WASHINGTON D.C. – House Water and Power Subcommittee Ranking Member Congressman Tom McClintock (CA-04) today delivered the attached remarks on the House floor during a debate on HR 4753 – Claims Resolution Act of 2010.
HR 4753 – Claims Resolution Act of 2010
Congressman Tom McClintock
November 30, 2010
Titles 3 through 6 of the bill purport to settle four water rights claims against the United States by signing away the public’s right to nearly 300 BILLION gallons of water annually AND in perpetuity — in addition to spending more than $1.2 billion.
The proponents of the bill are correct that if taxpayers will end up paying more if the claims go to trial, then we should settle out of court. But I sincerely doubt this is the case.
For the better part of a year, I asked for a legal opinion from the Attorney General on this question — to no avail — until a day before the issue was first brought to the House floor. What we received was not a legal opinion assessing the validity of the claims or the extent of the taxpayers’ liability. It was a general statement of their preference for settling claims rather than litigating them.
And it is undermined by many specific objections raised by the Administration. For example, with respect to the White Mountain Apache settlement, the Department of Interior wrote on November 15: “This authorizes federal appropriations for numerous tribal projects that are extraneous to settlement,” and urged “these projects should be considered on their own merits in separate authorizing legislation.” Last year, it warned that funding would “be excessive if it were viewed as settlement consideration.”
They also warned of language – still in the bill – which waives the sovereign immunity of the United States for future litigation. They warned, “this provision will engender additional litigation – and likely in competing state and federal forums – rather than resolving the water rights disputes…”

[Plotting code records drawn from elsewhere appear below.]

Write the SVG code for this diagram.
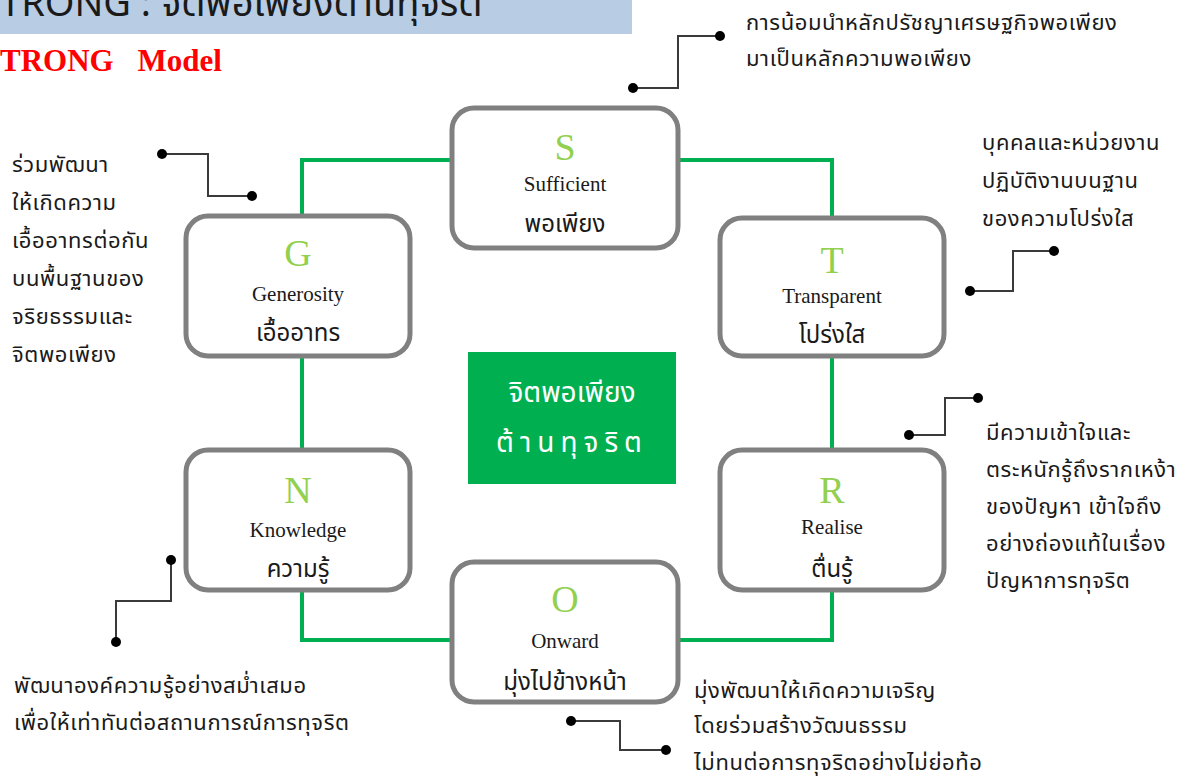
<svg xmlns="http://www.w3.org/2000/svg" width="1192" height="778" viewBox="0 0 1192 778">
<style>
.box{fill:#fff;stroke:#808080;stroke-width:5}
.let{font-family:"Liberation Serif","DejaVu Serif",serif;font-size:38px;fill:#92D050;text-anchor:middle}
.en{font-family:"Liberation Serif","DejaVu Serif",serif;font-size:21px;fill:#1a1a1a;text-anchor:middle}
.th{font-family:"Noto Sans Thai","Noto Sans","DejaVu Sans",sans-serif;font-size:24px;fill:#1a1a1a;text-anchor:middle}
.note{font-family:"Noto Sans Thai","Noto Sans","DejaVu Sans",sans-serif;font-size:22px;letter-spacing:0.6px;fill:#1a1a1a}
.lead{fill:none;stroke:#3a3a3a;stroke-width:2}
.dot{fill:#000}
</style>
<rect x="0" y="0" width="1192" height="778" fill="#fff"/>
<g id="title">
<rect x="0" y="0" width="632" height="34" fill="#B8CCE4"/>
<text x="0" y="16" font-family="Noto Sans Thai, Noto Sans, DejaVu Sans, sans-serif" font-size="38" fill="#1a1a1a">TRONG : จิตพอเพียงต้านทุจริต</text>
<text x="0" y="71" font-family="Liberation Serif, serif" font-size="31" font-weight="bold" fill="#FF0000" word-spacing="16">TRONG Model</text>
</g>
<g id="connectors">
<rect x="302" y="160" width="530" height="480" fill="none" stroke="#00B050" stroke-width="4"/>
<polyline class="lead" points="633,88 678,88 678,36 720,36"/>
<circle class="dot" cx="633" cy="88" r="5"/><circle class="dot" cx="720" cy="36" r="5"/>
<polyline class="lead" points="162,154 208,154 208,196 252,196"/>
<circle class="dot" cx="162" cy="154" r="5"/><circle class="dot" cx="252" cy="196" r="5"/>
<polyline class="lead" points="1054,251 1013,251 1013,291 970,291"/>
<circle class="dot" cx="1054" cy="251" r="5"/><circle class="dot" cx="970" cy="291" r="5"/>
<polyline class="lead" points="978,398 945,398 945,435 909,435"/>
<circle class="dot" cx="978" cy="398" r="5"/><circle class="dot" cx="909" cy="435" r="5"/>
<polyline class="lead" points="171,560 171,601 116,601 116,642"/>
<circle class="dot" cx="171" cy="560" r="5"/><circle class="dot" cx="116" cy="642" r="5"/>
<polyline class="lead" points="571,721 620,721 620,750 666,750"/>
<circle class="dot" cx="571" cy="721" r="5"/><circle class="dot" cx="666" cy="750" r="5"/>
</g>
<g id="center">
<rect x="468" y="352" width="208" height="132" fill="#00B050"/>
<text x="572" y="402" font-family="Noto Sans Thai, Noto Sans, DejaVu Sans, sans-serif" font-size="28" fill="#fff" text-anchor="middle">จิตพอเพียง</text>
<text x="572" y="452" font-family="Noto Sans Thai, Noto Sans, DejaVu Sans, sans-serif" font-size="28" fill="#fff" text-anchor="middle" letter-spacing="6">ต้านทุจริต</text>
</g>
<g id="node-S">
<rect class="box" x="452" y="108" width="226" height="140" rx="22"/>
<text class="let" x="565" y="160">S</text>
<text class="en" x="565" y="191">Sufficient</text>
<text class="th" x="565" y="232">พอเพียง</text>
</g>
<g id="node-G">
<rect class="box" x="186" y="216" width="224" height="140" rx="22"/>
<text class="let" x="298" y="266">G</text>
<text class="en" x="298" y="301">Generosity</text>
<text class="th" x="298" y="341">เอื้ออาทร</text>
</g>
<g id="node-T">
<rect class="box" x="720" y="218" width="224" height="138" rx="22"/>
<text class="let" x="832" y="273">T</text>
<text class="en" x="832" y="303">Transparent</text>
<text class="th" x="832" y="343">โปร่งใส</text>
</g>
<g id="node-N">
<rect class="box" x="186" y="450" width="224" height="140" rx="22"/>
<text class="let" x="298" y="503">N</text>
<text class="en" x="298" y="537">Knowledge</text>
<text class="th" x="298" y="577">ความรู้</text>
</g>
<g id="node-R">
<rect class="box" x="720" y="450" width="224" height="140" rx="22"/>
<text class="let" x="832" y="503">R</text>
<text class="en" x="832" y="534">Realise</text>
<text class="th" x="832" y="577">ตื่นรู้</text>
</g>
<g id="node-O">
<rect class="box" x="452" y="562" width="226" height="140" rx="22"/>
<text class="let" x="565" y="612">O</text>
<text class="en" x="565" y="648">Onward</text>
<text class="th" x="565" y="690">มุ่งไปข้างหน้า</text>
</g>
<g id="notes">
<text class="note" x="746" y="30">การน้อมนำหลักปรัชญาเศรษฐกิจพอเพียง</text>
<text class="note" x="746" y="66">มาเป็นหลักความพอเพียง</text>
<text class="note" x="12" y="172">ร่วมพัฒนา</text>
<text class="note" x="12" y="210">ให้เกิดความ</text>
<text class="note" x="12" y="248">เอื้ออาทรต่อกัน</text>
<text class="note" x="12" y="286">บนพื้นฐานของ</text>
<text class="note" x="12" y="324">จริยธรรมและ</text>
<text class="note" x="12" y="362">จิตพอเพียง</text>
<text class="note" x="982" y="150">บุคคลและหน่วยงาน</text>
<text class="note" x="982" y="188">ปฏิบัติงานบนฐาน</text>
<text class="note" x="982" y="226">ของความโปร่งใส</text>
<text class="note" x="986" y="440">มีความเข้าใจและ</text>
<text class="note" x="986" y="477">ตระหนักรู้ถึงรากเหง้า</text>
<text class="note" x="986" y="514">ของปัญหา เข้าใจถึง</text>
<text class="note" x="986" y="551">อย่างถ่องแท้ในเรื่อง</text>
<text class="note" x="986" y="588">ปัญหาการทุจริต</text>
<text class="note" x="14" y="693">พัฒนาองค์ความรู้อย่างสม่ำเสมอ</text>
<text class="note" x="14" y="730">เพื่อให้เท่าทันต่อสถานการณ์การทุจริต</text>
<text class="note" x="694" y="698">มุ่งพัฒนาให้เกิดความเจริญ</text>
<text class="note" x="694" y="733">โดยร่วมสร้างวัฒนธรรม</text>
<text class="note" x="694" y="770">ไม่ทนต่อการทุจริตอย่างไม่ย่อท้อ</text>
</g>
</svg>
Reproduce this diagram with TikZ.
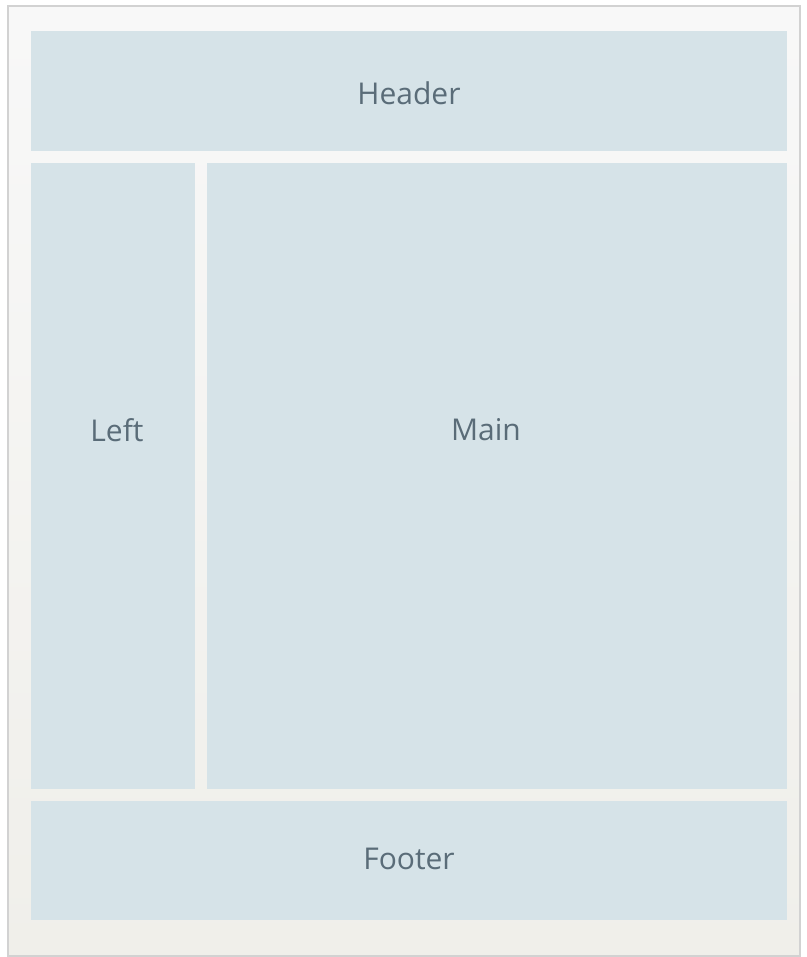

“Extraneous to the settlement.” “Engender additional litigation.” “Excessive if … viewed as settlement consideration.”
Those aren’t my words – they’re this administration’s words. In fact, the administration expressed so many reservations about aspects of these settlements that we can only conclude that these are not settlements negotiated by the Attorney General and presented to Congress, but rather a grab-bag written by Congress itself and now rubber-stamped by the Administration on political and not legal grounds.
We were initially told that the Attorney General never comments on the validity of claims, but we found this to be false. For example, in the Colville case in 1994 involving a similar water rights settlement, when the Attorney General’s office believed we had a weak case and should settle, they warned us that we are “not that well postured for a victory on this claim” and that “the outcome could easily be a significant cost to the taxpayers and the public.”
That’s not what they’re saying in this case.
Mr. Speaker, we have many more Indian Water settlements pending for vast quantities of water and substantial sums of money. We need to get our act together on this.
I believe Congress needs to demand that the administration be candid and forthcoming in all claims for settlement, and that Congress insist that before it begins deliberating on a settlement, that the Attorney General has conducted and completed the negotiations, determined all the details, certified that the settlement is within the legal liability of the government and only then submits that settlement for consideration by Congress.
Anything less is breaching the fiduciary responsibility that we hold to the people of the United States.